Omit any picture, and return the remaining data exactly as written.

[BEGIN Stored data]

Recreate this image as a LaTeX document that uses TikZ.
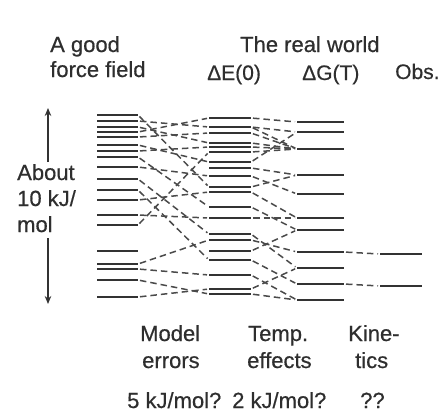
\documentclass[tikz,border=0pt]{standalone}
\usepackage{fontspec}
\setmainfont{Liberation Sans}
\newfontfamily\heavyfont[FakeBold=0.5]{Liberation Sans}
\usetikzlibrary{arrows.meta}
\definecolor{lvl}{HTML}{333333}
\definecolor{lnk}{HTML}{4A4A4A}
\definecolor{txt}{HTML}{2E2E2E}
\begin{document}
\begin{tikzpicture}[x=1pt,y=-1pt,
  level/.style={line width=2.6pt, draw=lvl},
  link/.style={line width=1.5pt, draw=lnk, dash pattern=on 6.5pt off 4pt, shorten <=2pt, shorten >=2pt},
  lbl/.style={anchor=base west, inner sep=0pt, text=txt, font=\heavyfont\fontsize{22}{26}\selectfont},
  sublbl/.style={lbl, font=\heavyfont\fontsize{21}{25}\selectfont},
  scale arrow/.style={line width=1.4pt, draw=lvl, -{Stealth[length=8pt,width=6.5pt]}}]
\useasboundingbox (0,0) rectangle (441,415);
\fill[white] (0,0) rectangle (441,415);
% column 1: force field
\foreach \i/\y in {1/115,2/121,3/127,4/132,5/137,6/145,7/151,8/157,9/167,10/179,11/190,12/200,13/215,14/225,15/251,16/264,17/269,18/280,19/297}{
  \coordinate (aL\i) at (97,\y); \coordinate (aR\i) at (138,\y);
  \draw[level] (aL\i) -- (aR\i);}
% column 2: Delta E(0)
\foreach \i/\y in {1/118,2/127,3/133,4/143,5/147,6/152,7/162,8/168,9/176,10/187,11/192,12/207,13/218,14/234,15/240,16/251,17/260,18/275,19/289,20/294}{
  \coordinate (bL\i) at (209,\y); \coordinate (bR\i) at (251,\y);
  \draw[level] (bL\i) -- (bR\i);}
% column 3: Delta G(T)
\foreach \i/\y in {1/122,2/132,3/149,4/175,5/194,6/218,7/230,8/252,9/268,10/284,11/300}{
  \coordinate (cL\i) at (297,\y); \coordinate (cR\i) at (344,\y);
  \draw[level] (cL\i) -- (cR\i);}
% observed
\foreach \i/\y in {1/254,2/286}{
  \coordinate (oL\i) at (380,\y); \coordinate (oR\i) at (422,\y);
  \draw[level] (oL\i) -- (oR\i);}
% connectors col1 -> col2
\foreach \s/\t in {1/10,2/2,3/4,4/1,5/3,6/7,7/5,8/12,9/9,10/14,12/11,13/13,14/6,11/17,16/15,17/18,18/20,19/19}{
  \draw[link] (aR\s) -- (bL\t);}
% connectors col2 -> col3
\foreach \s/\t in {1/1,2/2,7/2,2/3,4/3,5/3,6/3,3/3,8/4,9/5,10/4,11/6,13/6,12/7,16/7,15/8,14/9,19/9,17/10,18/11,20/11}{
  \draw[link] (bR\s) -- (cL\t);}
% connectors col3 -> observed
\draw[link] (cR8) -- (oL1);
\draw[link] (cR10) -- (oL2);
% energy scale
\coordinate (arTopS) at (48,162); \coordinate (arTopE) at (48,108);
\coordinate (arBotS) at (48,238); \coordinate (arBotE) at (48,304);
\draw[scale arrow] (arTopS) -- (arTopE);
\draw[scale arrow] (arBotS) -- (arBotE);
% labels
\node[lbl] (t1) at (50,52) {A good};
\node[lbl] (t2) at (50,77) {force field};
\node[lbl] (t3) at (240,52) {The real world};
\node[sublbl] (t4) at (207,80) {ΔE(0)};
\node[sublbl] (t5) at (302,80) {ΔG(T)};
\node[sublbl] (t6) at (395,79) {Obs.};
\node[lbl] (l1) at (17,180) {About};
\node[lbl] (l2) at (17,206) {10 kJ/};
\node[lbl] (l3) at (17,232) {mol};
\node[lbl] (b1) at (140,341) {Model};
\node[lbl] (b2) at (142,368) {errors};
\node[lbl] (b3) at (248,341) {Temp.};
\node[lbl] (b4) at (247,368) {effects};
\node[lbl] (b5) at (348,341) {Kine-};
\node[lbl] (b6) at (355,368) {tics};
\node[lbl] (b7) at (127,408) {5 kJ/mol?};
\node[lbl] (b8) at (232,408) {2 kJ/mol?};
\node[lbl] (b9) at (360,408) {??};
\end{tikzpicture}
\end{document}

[END Stored data]

• **Expected answer**
Recreate this image as a LaTeX document that uses TikZ.
\documentclass[tikz,border=0pt]{standalone}
\usepackage{fontspec}
\setmainfont{Liberation Sans}
\newfontfamily\heavyfont[FakeBold=0.5]{Liberation Sans}
\usetikzlibrary{arrows.meta}
\definecolor{lvl}{HTML}{333333}
\definecolor{lnk}{HTML}{4A4A4A}
\definecolor{txt}{HTML}{2E2E2E}
\begin{document}
\begin{tikzpicture}[x=1pt,y=-1pt,
  level/.style={line width=2.6pt, draw=lvl},
  link/.style={line width=1.5pt, draw=lnk, dash pattern=on 6.5pt off 4pt, shorten <=2pt, shorten >=2pt},
  lbl/.style={anchor=base west, inner sep=0pt, text=txt, font=\heavyfont\fontsize{22}{26}\selectfont},
  sublbl/.style={lbl, font=\heavyfont\fontsize{21}{25}\selectfont},
  scale arrow/.style={line width=1.4pt, draw=lvl, -{Stealth[length=8pt,width=6.5pt]}}]
\useasboundingbox (0,0) rectangle (441,415);
\fill[white] (0,0) rectangle (441,415);
% column 1: force field
\foreach \i/\y in {1/115,2/121,3/127,4/132,5/137,6/145,7/151,8/157,9/167,10/179,11/190,12/200,13/215,14/225,15/251,16/264,17/269,18/280,19/297}{
  \coordinate (aL\i) at (97,\y); \coordinate (aR\i) at (138,\y);
  \draw[level] (aL\i) -- (aR\i);}
% column 2: Delta E(0)
\foreach \i/\y in {1/118,2/127,3/133,4/143,5/147,6/152,7/162,8/168,9/176,10/187,11/192,12/207,13/218,14/234,15/240,16/251,17/260,18/275,19/289,20/294}{
  \coordinate (bL\i) at (209,\y); \coordinate (bR\i) at (251,\y);
  \draw[level] (bL\i) -- (bR\i);}
% column 3: Delta G(T)
\foreach \i/\y in {1/122,2/132,3/149,4/175,5/194,6/218,7/230,8/252,9/268,10/284,11/300}{
  \coordinate (cL\i) at (297,\y); \coordinate (cR\i) at (344,\y);
  \draw[level] (cL\i) -- (cR\i);}
% observed
\foreach \i/\y in {1/254,2/286}{
  \coordinate (oL\i) at (380,\y); \coordinate (oR\i) at (422,\y);
  \draw[level] (oL\i) -- (oR\i);}
% connectors col1 -> col2
\foreach \s/\t in {1/10,2/2,3/4,4/1,5/3,6/7,7/5,8/12,9/9,10/14,12/11,13/13,14/6,11/17,16/15,17/18,18/20,19/19}{
  \draw[link] (aR\s) -- (bL\t);}
% connectors col2 -> col3
\foreach \s/\t in {1/1,2/2,7/2,2/3,4/3,5/3,6/3,3/3,8/4,9/5,10/4,11/6,13/6,12/7,16/7,15/8,14/9,19/9,17/10,18/11,20/11}{
  \draw[link] (bR\s) -- (cL\t);}
% connectors col3 -> observed
\draw[link] (cR8) -- (oL1);
\draw[link] (cR10) -- (oL2);
% energy scale
\coordinate (arTopS) at (48,162); \coordinate (arTopE) at (48,108);
\coordinate (arBotS) at (48,238); \coordinate (arBotE) at (48,304);
\draw[scale arrow] (arTopS) -- (arTopE);
\draw[scale arrow] (arBotS) -- (arBotE);
% labels
\node[lbl] (t1) at (50,52) {A good};
\node[lbl] (t2) at (50,77) {force field};
\node[lbl] (t3) at (240,52) {The real world};
\node[sublbl] (t4) at (207,80) {ΔE(0)};
\node[sublbl] (t5) at (302,80) {ΔG(T)};
\node[sublbl] (t6) at (395,79) {Obs.};
\node[lbl] (l1) at (17,180) {About};
\node[lbl] (l2) at (17,206) {10 kJ/};
\node[lbl] (l3) at (17,232) {mol};
\node[lbl] (b1) at (140,341) {Model};
\node[lbl] (b2) at (142,368) {errors};
\node[lbl] (b3) at (248,341) {Temp.};
\node[lbl] (b4) at (247,368) {effects};
\node[lbl] (b5) at (348,341) {Kine-};
\node[lbl] (b6) at (355,368) {tics};
\node[lbl] (b7) at (127,408) {5 kJ/mol?};
\node[lbl] (b8) at (232,408) {2 kJ/mol?};
\node[lbl] (b9) at (360,408) {??};
\end{tikzpicture}
\end{document}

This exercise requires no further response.